Pramjit Rai Suchdev, known as Jeet Suchdev by the community, is a famous face in the Auckland Kiwi-Indian community. The man behind Bhartiya Samaj Charitable Trust, a non-profit community organisation for migrant Indians, has worked tirelessly for more than two decades. He received the Queens Service Medal (QSM) in 2004 for his contribution towards the community, and he is also a Justice of Peace and a number of other recognitions are attached to his name.
Mr Suchdev continues to work harder for the betterment of Indian migrants in Auckland. Indian Weekender spoke to the veteran who started his journey as a migrant businessman and then chose to be a full-time social worker.
IWK: How did you start your life in New Zealand?
Mr Suchdev: I came to New Zealand in 1987 and struggled for a while before starting a small business. Later, I ran a successful venture of restaurants and a travel and tours businesses for 12 years. As a new migrant, I learned to be flexible and adapt to the conditions of this country, as it is usually a fresh start for most of the migrants.
IWK: When did you start Bhartiya Samaj and why?
Mr Suchdev: It all started when my sister Roopa Suchdev (QSM) joined Radio Tarana, and her talkback show became popular. She addressed a variety of issues of migrants, live on the radio. I also started taking part in the discussions and began providing solutions to new migrants’ problems. I believe, my answers may have appealed the audience, as they requested Roopaji for my contact. I started getting calls from people asking for solutions to the problems they were facing. In 1995, I took a big leap in my life. I left the business to become a full-time social worker.
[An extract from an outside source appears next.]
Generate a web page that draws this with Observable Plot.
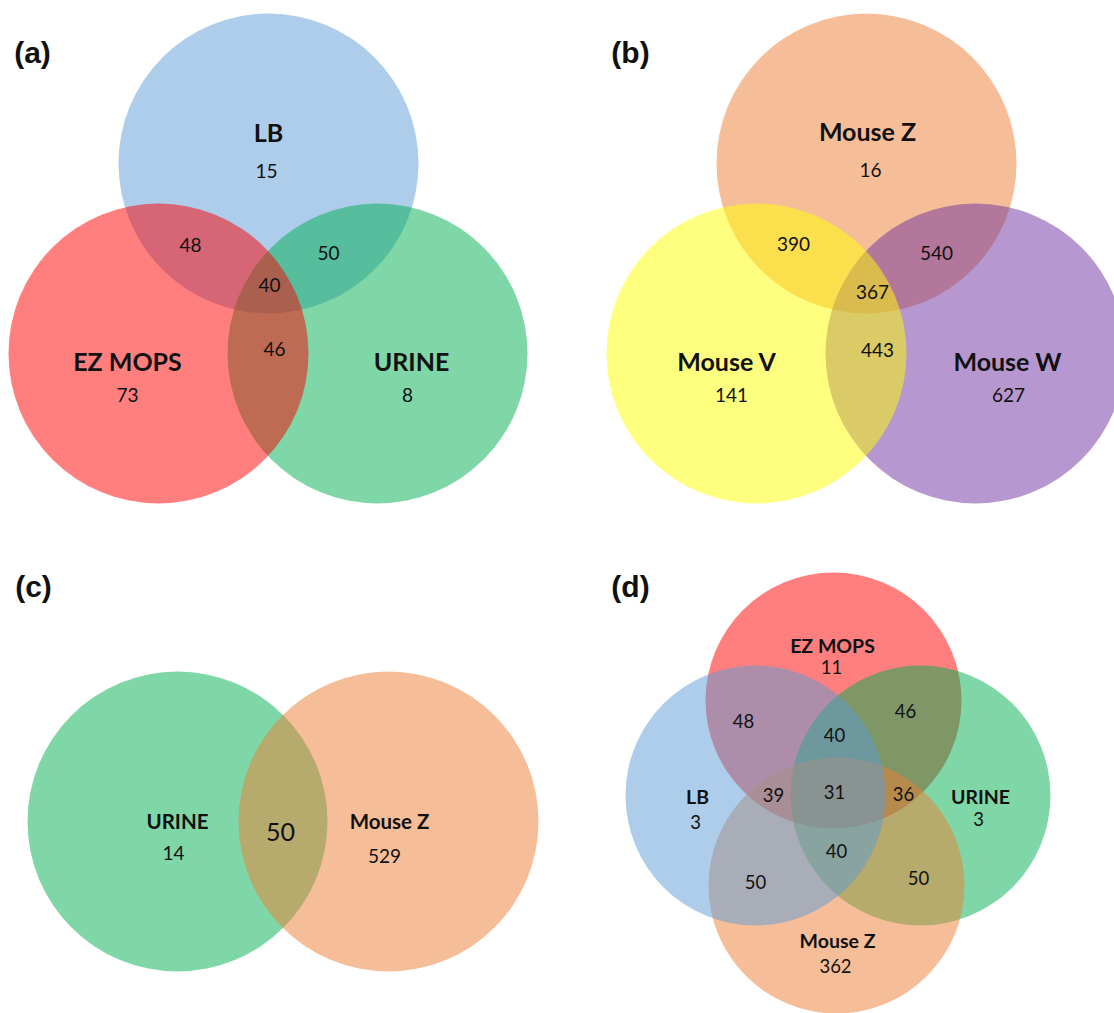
<!DOCTYPE html>
<html>
<head>
<meta charset="utf-8">
<script src="https://cdn.jsdelivr.net/npm/d3@7"></script>
<script src="https://cdn.jsdelivr.net/npm/@observablehq/plot@0.6"></script>
<style>
  html, body { margin: 0; padding: 0; background: #fff; }
  #chart { width: 1114px; height: 1013px; }
</style>
</head>
<body>
<div id="chart"></div>
<script>
// ---- Data: set names, colours and region counts per panel ----
const panelLetters = ["(a)", "(b)", "(c)", "(d)"];

// Panel (a)
const setsA = ["LB", "URINE", "EZ MOPS"];
const colorsA = ["#5B9BD5", "#00B050", "#FF0000"];
const countsA = [15, 48, 50, 40, 46, 73, 8];

// Panel (b)
const setsB = ["Mouse Z", "Mouse W", "Mouse V"];
const colorsB = ["#ED7D31", "#7030A0", "#FFFF00"];
const countsB = [16, 390, 540, 367, 443, 141, 627];

// Panel (c)
const setsC = ["URINE", "Mouse Z"];
const colorsC = ["#00B050", "#ED7D31"];
const countsC = [14, 50, 529];

// Panel (d)
const setsD = ["EZ MOPS", "URINE", "Mouse Z", "LB"];
const colorsD = ["#FF0000", "#00B050", "#ED7D31", "#5B9BD5"];
const countsD = [11, 48, 46, 40, 3, 39, 31, 36, 3, 40, 50, 50, 362];

// ---- Layout (figure pixel space) ----
const letterX = [32, 630, 33, 630];
const letterY = [53, 53, 587, 587];

const circA = {x: [268, 377, 158], y: [163, 353, 353], r: [150, 150, 150]};
const circB = {x: [866, 975, 756], y: [163, 353, 353], r: [150, 150, 150]};
const circC = {x: [177, 388], y: [821, 821], r: [150, 150]};
const circD = {x: [833, 920, 836, 755], y: [700, 795, 885, 795], r: [128, 130, 128, 130]};

const nameA = {x: [268, 411, 127], y: [133, 362, 362]};
const nameB = {x: [867, 1007, 726], y: [132, 362, 362]};
const nameC = {x: [177, 389], y: [822, 822]};
const nameD = {x: [832, 980, 837, 697], y: [646, 797, 941, 797]};

const cntA = {x: [266, 190, 328, 269, 274, 127, 407], y: [171, 245, 253, 285, 349, 395, 395]};
const cntB = {x: [870, 793, 936, 872, 877, 731, 1008], y: [170, 244, 253, 292, 350, 395, 395]};
const cntC = {x: [173, 280, 384], y: [853, 832, 856]};
const cntD = {x: [831, 743, 905, 834, 695, 773, 834, 903, 978, 836, 755, 918, 835],
              y: [668, 722, 712, 736, 823, 796, 793, 795, 820, 852, 883, 879, 967]};

// ---- Build tables ----
function circles(sets, colors, c) {
  return sets.map((s, i) => ({set: s, color: colors[i], x: c.x[i], y: c.y[i], r: c.r[i]}));
}
function names(sets, p, size) {
  return sets.map((s, i) => ({text: s, x: p.x[i], y: p.y[i], size}));
}
function counts(vals, p, sizes) {
  return vals.map((v, i) => ({text: String(v), x: p.x[i], y: p.y[i], size: sizes[i]}));
}

const circleData = [
  ...circles(setsA, colorsA, circA),
  ...circles(setsB, colorsB, circB),
  ...circles(setsC, colorsC, circC),
  ...circles(setsD, colorsD, circD)
];
const nameData = [
  ...names(setsA, nameA, 25),
  ...names(setsB, nameB, 25),
  ...names(setsC, nameC, 20.5),
  ...names(setsD, nameD, 19.5)
];
const countData = [
  ...counts(countsA, cntA, countsA.map(() => 19)),
  ...counts(countsB, cntB, countsB.map(() => 19)),
  ...counts(countsC, cntC, [19, 25, 19]),
  ...counts(countsD, cntD, countsD.map(() => 18.5))
];
const letterData = panelLetters.map((t, i) => ({text: t, x: letterX[i], y: letterY[i]}));

const chart = Plot.plot({
  width: 1114,
  height: 1013,
  margin: 0,
  x: {domain: [0, 1114], range: [0, 1114], axis: null},
  y: {domain: [0, 1013], range: [0, 1013], axis: null},
  r: {type: "identity"},
  color: {type: "identity"},
  style: {background: "#ffffff"},
  marks: [
    Plot.dot(circleData, {x: "x", y: "y", r: "r", fill: "color", fillOpacity: 0.5, stroke: "none", sort: null}),
    Plot.text(letterData, {x: "x", y: "y", text: "text", fontSize: 30, fontWeight: "bold",
      fontFamily: "Liberation Sans, Arial, sans-serif", fill: "#111", textAnchor: "middle", lineAnchor: "middle"}),
    Plot.text(nameData, {x: "x", y: "y", text: "text", fontSize: "size", fontWeight: "bold",
      fontFamily: "Lato, Open Sans, sans-serif", fill: "#111", textAnchor: "middle", lineAnchor: "middle"}),
    Plot.text(countData, {x: "x", y: "y", text: "text", fontSize: "size",
      fontFamily: "Lato, Open Sans, sans-serif", fill: "#111", textAnchor: "middle", lineAnchor: "middle"})
  ]
});
document.getElementById("chart").appendChild(chart);
</script>
</body>
</html>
All these led me to think to start an organisation, a platform from where I could address these in an organised manner. I discussed this with Roopaji and a never-ending journey began. All these worked well leading to registering Bhartiya Samaj as a Charitable Trust in 2001.
IWK: What activities were undertaken by Bhartiya Samaj?
Mr Suchdev: The primary objective of the organisation was to ensure that people of the community are benefitted by the various activities and programmes undertaken by them on a regular basis. We started doing different activities for the migrants such as workshops, educating, and touching all aspects of settlement—CV writing, presentation for interviews, Kiwi-English, NZ way of living, etc. We also started hosting Indian festivals to bring the communities together and making them feel at home. Currently, we have also added other services such as Senior Citizens Wing, Children & Youth Wing, New Migrants Support Wing, and Social Services Wing. The services are available for free for the South Asian community irrespective of their language, religion, region, and social status.
IWK: You also received the Bharat Gaurav Award earlier this year. How was the feeling?
Mr Suchdev: I firmly believe that ‘service to man is service to God’. It has been more than 20 years for me. I have dedicated every day of my life towards the betterment of the people, and when we get fruitful results, I feel my hard work was utilised for someone’s good. That is the biggest achievement for me. Yes, earlier this year, Roopaji and I received the Bharat Gaurav Award in New Delhi, India. I also received Hind Rattan Award at the 25th International Congress of NRIs in 2005 held in New Delhi.
IWK: Who has been your inspiration for working towards the community?
Mr Suchdev: I come from a family where social work is a tradition but my sister Roopaji inspired and supported me all the time.
IWK: What would you be doing if you were still in India?
Mr Suchdev: If I were in India now, I probably would be living in a village helping the communities there.
IWK: Is there anything that you miss about India?
Mr Suchdev: I miss every bit of India. And I believe hundreds of people like me feel the same. We host almost all the festivals and national days here in Auckland so that the community can feel at home away from home.
IWK: Any message you would like to give to Kiwi-Indians?
Mr Suchdev: We have chosen New Zealand as our home, leaving our country for a decent living for our families. So enjoy the good things that the country has to offer and at the same time remember that we should not be doing anything that brings shame to our country. We are known as hardworking, peace-loving people, so keep it up. Flexibility and tolerance will bring love, peace, and prosperity in your lives.